Le scénariste tient toutefois à souligner l’importance du personnage campé des saisons une à neuf par Lionnel Astier, à savoir : Angelo Batalla. “Il était, à la base, un second rôle et est devenu un rôle principal. Il a amené du comique mais du touchant aussi. Il a donné une certaine réalité dans la série.”
Le personnage d’Alex Hugo n’a toutefois pas été inventé par les deux scénaristes mais inspiré par le roman La mort ou la belle vie de Richard Hugo. “C’est l’histoire d’un flic de Détroit qui a entraîné la mort d’un coéquipier et qui part donc vivre dans une réserve indienne. Alors qu’il pensait en avoir fini avec son job, un crime se produit près d’où il vit et il se met à enquêter”, explique Nicolas Tackian. “C’est un personnage qu’on a beaucoup précisé avec les années. À la base, ce flic est poète. On a proposé l’idée à Samuel Le Bihan mais il nous a tout de suite répondu : “La poésie, vous oubliez !” (rires) Par contre, il nous a dit qu’il dessinait. On a donc fait en sorte que le personnage dessine. Et j’avoue que ça nous arrangeait !”
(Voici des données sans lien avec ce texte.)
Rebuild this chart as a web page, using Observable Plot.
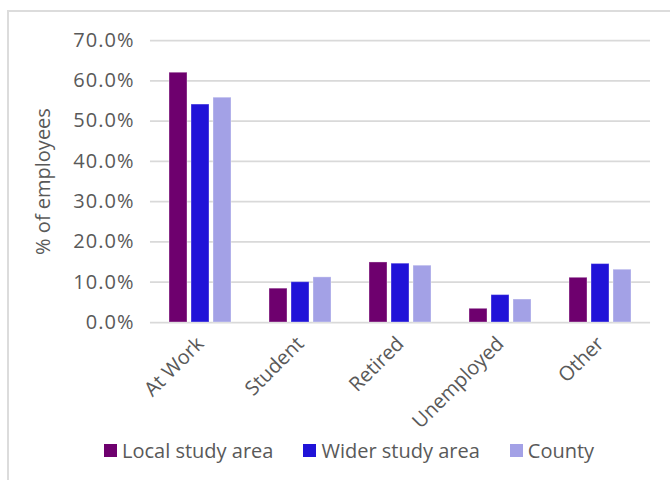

Nicolas Tackian et Franck Thilliez n’écrivent désormais plus pour la série. “L’écriture a été reprise par une équipe qui travaillait déjà avec nous. Après dix ans, on avait envie de passer la main à d’autres et surtout envie de faire autre chose”, explique le scénariste qui a plusieurs projets sur feu. Parmi eux, l’adaptation de deux de ses romans mais également un long-métrage et la création d’un jeu de rôles.